INSTRUCTION: Please find all lines in the data that hold the string "code" and copy them.

RECORD EXCERPTS:
★ ★ ★

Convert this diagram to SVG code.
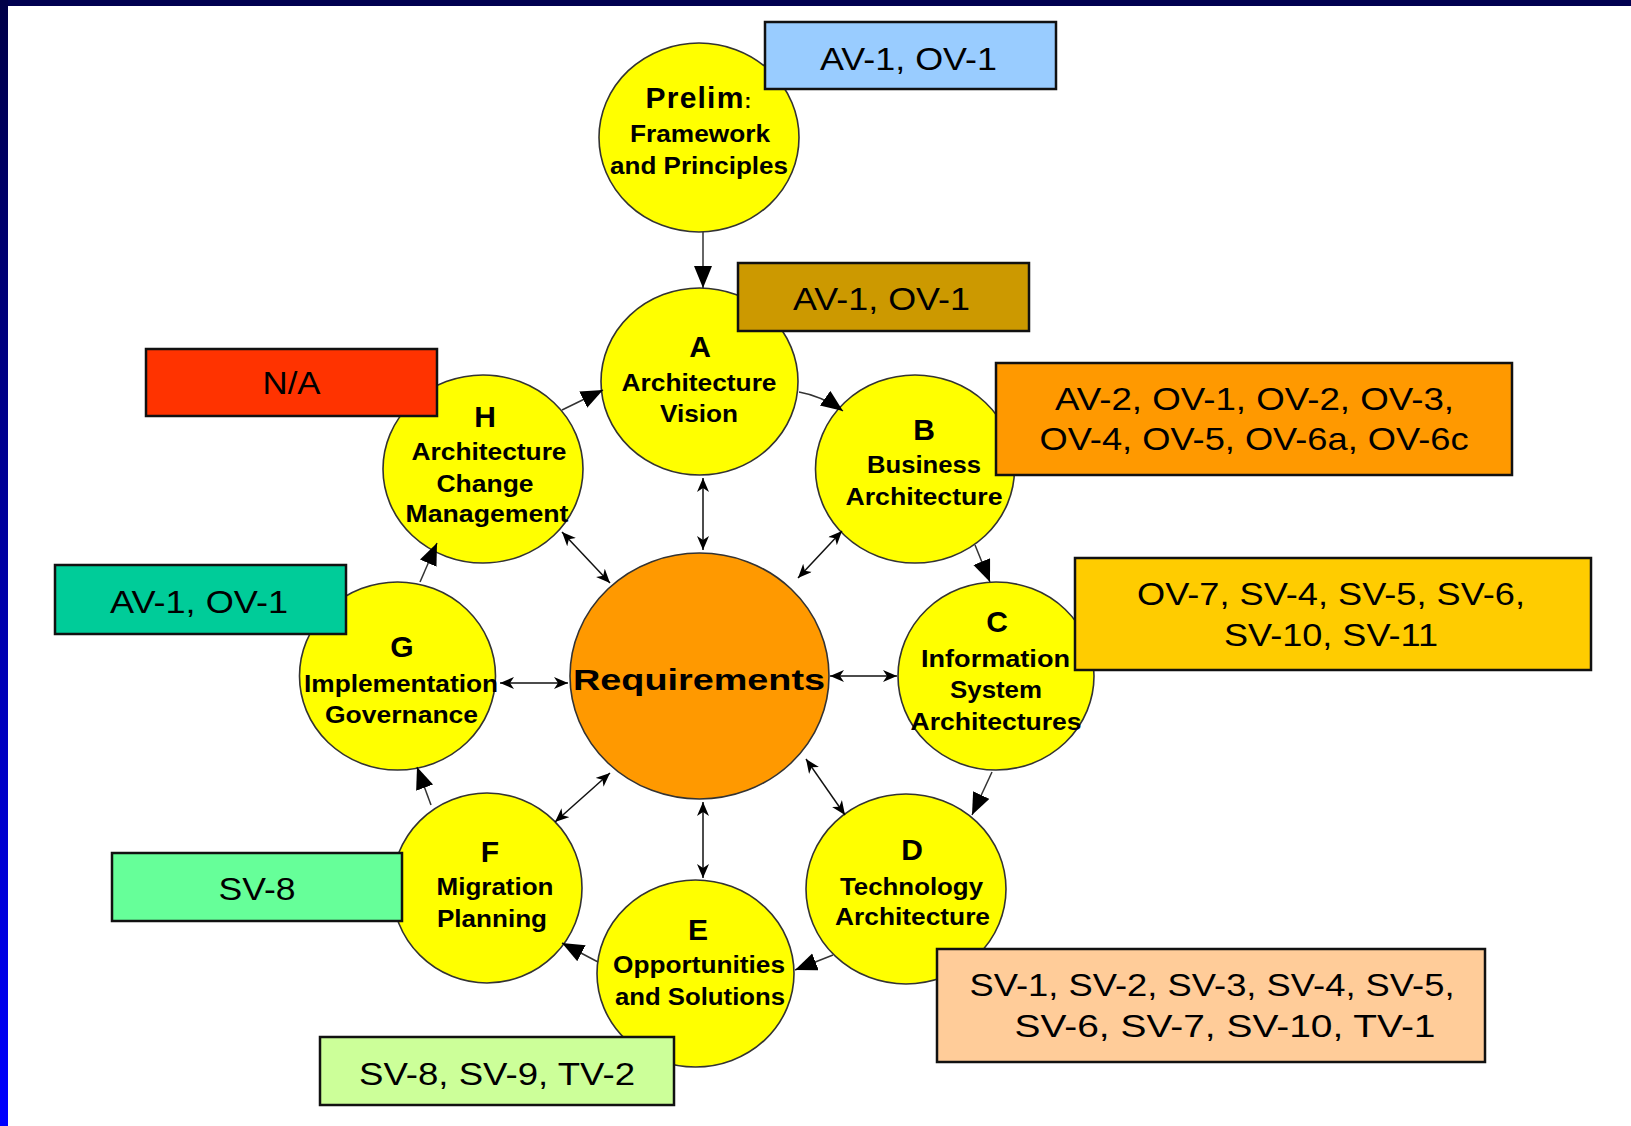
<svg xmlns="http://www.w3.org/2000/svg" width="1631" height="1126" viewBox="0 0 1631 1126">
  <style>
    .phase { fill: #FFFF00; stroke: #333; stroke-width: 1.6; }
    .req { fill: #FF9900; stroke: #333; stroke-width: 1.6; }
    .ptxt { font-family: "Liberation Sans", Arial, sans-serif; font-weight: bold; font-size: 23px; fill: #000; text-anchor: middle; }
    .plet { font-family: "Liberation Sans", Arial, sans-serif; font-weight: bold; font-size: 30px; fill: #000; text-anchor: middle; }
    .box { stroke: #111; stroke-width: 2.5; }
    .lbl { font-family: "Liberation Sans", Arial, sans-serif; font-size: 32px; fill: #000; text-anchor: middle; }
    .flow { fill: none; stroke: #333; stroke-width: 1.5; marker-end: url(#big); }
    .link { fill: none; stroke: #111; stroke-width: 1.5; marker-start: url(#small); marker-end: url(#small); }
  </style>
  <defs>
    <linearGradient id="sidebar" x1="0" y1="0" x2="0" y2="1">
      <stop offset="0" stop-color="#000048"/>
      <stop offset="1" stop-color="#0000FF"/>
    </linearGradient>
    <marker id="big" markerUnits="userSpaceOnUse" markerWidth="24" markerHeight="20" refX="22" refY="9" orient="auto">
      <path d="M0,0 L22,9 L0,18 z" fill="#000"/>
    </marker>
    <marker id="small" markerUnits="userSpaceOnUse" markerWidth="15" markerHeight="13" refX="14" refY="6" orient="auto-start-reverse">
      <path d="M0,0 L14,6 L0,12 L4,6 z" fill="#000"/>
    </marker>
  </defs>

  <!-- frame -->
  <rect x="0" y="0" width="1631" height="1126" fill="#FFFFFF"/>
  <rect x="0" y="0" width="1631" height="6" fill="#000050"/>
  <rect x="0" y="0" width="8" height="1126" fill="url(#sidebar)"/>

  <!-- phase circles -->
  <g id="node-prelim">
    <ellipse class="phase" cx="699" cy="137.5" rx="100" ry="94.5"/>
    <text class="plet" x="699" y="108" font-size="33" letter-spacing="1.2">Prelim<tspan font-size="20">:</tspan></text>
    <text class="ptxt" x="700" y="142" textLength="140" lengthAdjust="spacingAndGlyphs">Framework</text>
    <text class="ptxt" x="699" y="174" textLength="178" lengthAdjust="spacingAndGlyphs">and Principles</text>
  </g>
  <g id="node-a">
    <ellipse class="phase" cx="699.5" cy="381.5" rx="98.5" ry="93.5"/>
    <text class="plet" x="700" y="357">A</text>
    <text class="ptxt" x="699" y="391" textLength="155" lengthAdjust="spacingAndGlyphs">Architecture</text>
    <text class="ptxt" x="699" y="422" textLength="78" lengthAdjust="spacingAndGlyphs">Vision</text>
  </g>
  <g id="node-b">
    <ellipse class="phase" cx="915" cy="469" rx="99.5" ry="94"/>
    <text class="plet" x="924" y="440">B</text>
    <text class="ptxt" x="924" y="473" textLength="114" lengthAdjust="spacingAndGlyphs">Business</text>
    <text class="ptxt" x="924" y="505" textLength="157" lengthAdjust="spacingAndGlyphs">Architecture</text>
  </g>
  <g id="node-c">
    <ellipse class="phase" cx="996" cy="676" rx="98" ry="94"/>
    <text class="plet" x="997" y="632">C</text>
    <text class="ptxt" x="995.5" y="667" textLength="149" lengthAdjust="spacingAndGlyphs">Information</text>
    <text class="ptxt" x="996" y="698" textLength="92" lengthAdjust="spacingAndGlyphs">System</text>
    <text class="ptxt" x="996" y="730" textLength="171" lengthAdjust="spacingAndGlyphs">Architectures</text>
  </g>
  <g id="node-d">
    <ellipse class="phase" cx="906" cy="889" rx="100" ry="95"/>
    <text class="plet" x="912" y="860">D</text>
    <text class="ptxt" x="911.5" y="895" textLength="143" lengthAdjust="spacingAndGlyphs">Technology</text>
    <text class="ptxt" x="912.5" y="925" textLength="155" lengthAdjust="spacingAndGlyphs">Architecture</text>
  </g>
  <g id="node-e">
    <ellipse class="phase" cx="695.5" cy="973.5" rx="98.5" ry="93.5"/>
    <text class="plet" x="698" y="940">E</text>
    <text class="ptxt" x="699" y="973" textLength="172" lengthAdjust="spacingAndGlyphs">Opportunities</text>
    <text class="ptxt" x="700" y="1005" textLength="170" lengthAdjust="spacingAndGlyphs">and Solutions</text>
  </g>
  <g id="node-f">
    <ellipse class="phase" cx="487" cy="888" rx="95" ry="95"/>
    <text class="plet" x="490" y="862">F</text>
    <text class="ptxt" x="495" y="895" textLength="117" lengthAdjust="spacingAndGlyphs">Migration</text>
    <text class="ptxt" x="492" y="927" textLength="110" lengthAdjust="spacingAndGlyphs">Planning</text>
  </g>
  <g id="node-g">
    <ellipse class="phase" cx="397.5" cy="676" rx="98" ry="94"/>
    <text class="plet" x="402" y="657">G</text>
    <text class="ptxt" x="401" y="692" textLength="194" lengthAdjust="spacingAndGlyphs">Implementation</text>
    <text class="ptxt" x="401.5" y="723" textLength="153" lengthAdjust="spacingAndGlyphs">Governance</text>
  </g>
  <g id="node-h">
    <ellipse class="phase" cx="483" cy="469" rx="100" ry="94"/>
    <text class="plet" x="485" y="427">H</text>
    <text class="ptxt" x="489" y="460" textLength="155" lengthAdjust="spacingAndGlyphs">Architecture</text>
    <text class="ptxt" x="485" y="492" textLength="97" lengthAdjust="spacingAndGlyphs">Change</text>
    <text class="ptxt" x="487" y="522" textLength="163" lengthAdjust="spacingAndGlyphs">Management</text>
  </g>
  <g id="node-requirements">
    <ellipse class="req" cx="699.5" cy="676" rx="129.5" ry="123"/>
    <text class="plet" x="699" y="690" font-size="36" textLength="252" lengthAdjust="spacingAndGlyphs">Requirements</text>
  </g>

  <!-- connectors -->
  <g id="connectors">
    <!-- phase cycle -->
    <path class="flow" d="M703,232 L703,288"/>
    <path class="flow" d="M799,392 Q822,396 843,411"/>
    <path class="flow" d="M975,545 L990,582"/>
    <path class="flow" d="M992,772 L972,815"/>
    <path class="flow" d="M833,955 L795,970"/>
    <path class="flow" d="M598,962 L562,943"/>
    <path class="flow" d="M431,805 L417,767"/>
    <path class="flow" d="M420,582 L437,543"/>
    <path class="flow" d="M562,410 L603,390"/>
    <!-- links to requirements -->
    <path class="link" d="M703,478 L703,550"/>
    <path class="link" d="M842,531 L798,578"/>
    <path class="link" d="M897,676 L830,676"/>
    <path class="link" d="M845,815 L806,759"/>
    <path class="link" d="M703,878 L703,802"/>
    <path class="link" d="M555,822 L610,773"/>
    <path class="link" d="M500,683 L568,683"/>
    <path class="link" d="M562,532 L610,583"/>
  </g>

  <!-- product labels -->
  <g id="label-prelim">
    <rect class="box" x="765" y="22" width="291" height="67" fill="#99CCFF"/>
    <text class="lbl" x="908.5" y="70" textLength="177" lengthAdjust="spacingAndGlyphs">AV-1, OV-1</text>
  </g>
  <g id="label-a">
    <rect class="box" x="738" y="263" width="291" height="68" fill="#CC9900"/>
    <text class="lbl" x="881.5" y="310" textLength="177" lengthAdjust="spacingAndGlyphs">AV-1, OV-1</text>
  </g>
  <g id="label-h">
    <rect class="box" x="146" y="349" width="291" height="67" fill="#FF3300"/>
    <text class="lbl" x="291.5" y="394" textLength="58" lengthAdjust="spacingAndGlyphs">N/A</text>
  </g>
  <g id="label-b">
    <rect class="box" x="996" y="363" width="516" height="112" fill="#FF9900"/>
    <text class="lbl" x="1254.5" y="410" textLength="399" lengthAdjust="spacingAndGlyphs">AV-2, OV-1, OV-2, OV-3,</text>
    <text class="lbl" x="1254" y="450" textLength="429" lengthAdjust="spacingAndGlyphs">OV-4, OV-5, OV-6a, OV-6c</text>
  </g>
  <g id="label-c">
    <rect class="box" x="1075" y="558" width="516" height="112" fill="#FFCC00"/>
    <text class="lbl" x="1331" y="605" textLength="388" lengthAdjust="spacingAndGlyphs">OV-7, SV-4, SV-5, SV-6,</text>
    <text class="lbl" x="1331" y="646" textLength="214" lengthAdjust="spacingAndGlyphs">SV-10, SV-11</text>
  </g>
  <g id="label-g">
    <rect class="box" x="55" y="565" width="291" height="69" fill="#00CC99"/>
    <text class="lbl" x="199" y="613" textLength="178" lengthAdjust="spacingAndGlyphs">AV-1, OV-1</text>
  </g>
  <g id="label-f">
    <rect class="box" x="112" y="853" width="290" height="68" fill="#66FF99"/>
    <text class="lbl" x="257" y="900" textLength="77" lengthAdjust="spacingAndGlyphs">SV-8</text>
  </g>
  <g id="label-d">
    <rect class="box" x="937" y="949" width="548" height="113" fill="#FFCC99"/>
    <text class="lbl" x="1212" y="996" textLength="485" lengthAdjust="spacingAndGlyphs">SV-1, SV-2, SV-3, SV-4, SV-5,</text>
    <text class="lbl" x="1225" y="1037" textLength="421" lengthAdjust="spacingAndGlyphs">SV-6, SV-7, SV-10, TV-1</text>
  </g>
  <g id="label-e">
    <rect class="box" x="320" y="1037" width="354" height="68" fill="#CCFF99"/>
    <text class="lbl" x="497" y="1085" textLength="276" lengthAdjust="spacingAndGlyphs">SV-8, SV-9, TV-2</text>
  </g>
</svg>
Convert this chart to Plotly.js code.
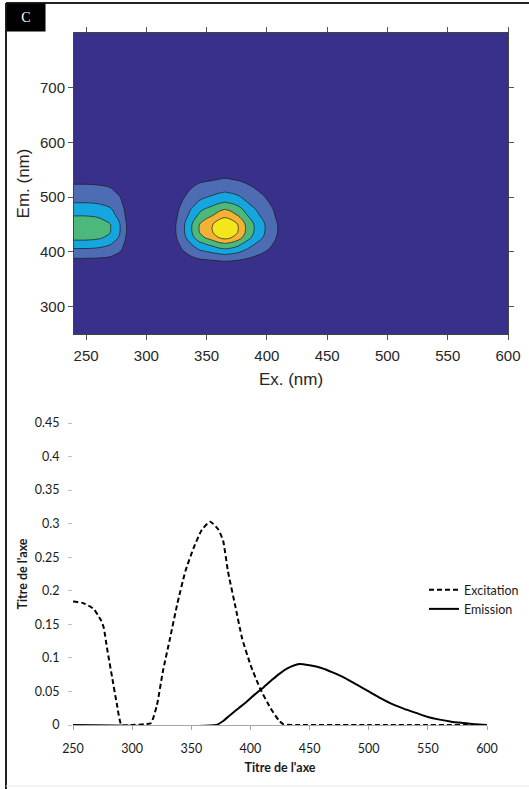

★ ★ ★

SOLUTION:
Convert this diagram to SVG code.
Convert this chart to Plotly.js code.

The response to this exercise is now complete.